One employee with the word "apartheid" in their email signature, who spoke on condition of anonymity for fear of retaliation, said they sent a typical work-related email around 11:30 a.m. PST on Wednesday successfully. The person said that just before noon on the same day, their emails wouldn't go through -- ostensibly due to their email signature.
On internal message boards, messages seen by CNBC showed employees asking why their emails with the word "Israel" may go through but not the word "Palestine," as well as "Gaza" and other terms. Modifications like "P4lestine" did go through, according to their tests.
One employee asked on an internal message board, "Is the company abandoning the inclusivity initiative or is this only targeting Palestinians and their allies?"
The Verge was first to report on the potential email block.

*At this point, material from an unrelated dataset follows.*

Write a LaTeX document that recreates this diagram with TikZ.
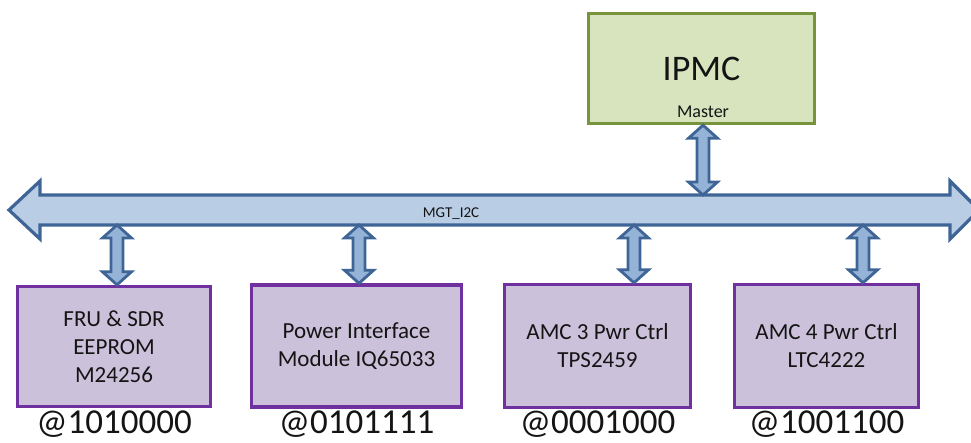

In a message seen by CNBC, Frank Shaw, Microsoft's chief communications officer, responded to an employee post, writing: "To clarify, emails are not being blocked or censored, unless they are being sent to large numbers of random distribution groups. There can be a small delay and the team is working to make that as short as possible."
"Over the past couple of days, a number of emails have been sent to tens of thousands of employees across the company and we have taken measures to try and reduce those emails to those that have not opted in," a Microsoft spokesperson said in a statement.
But employees told CNBC that even when they attempted to send relatively mundane, solely work-related emails to small groups of colleagues, the emails still didn't go through if they contained those terms.
Another employee who spoke on condition of anonymity said that when they attempted to send a report to HR containing one of the terms in question, they did not receive the auto-response typically confirming receipt until more than 24 hours later. The message also didn't show up in the online HR portal until more than 24 hours later.
Some emails were delivered after being delayed by seven hours or more, according to the group No Azure for Apartheid. The group suggested manual reviews of such emails were taking place before they were delivered.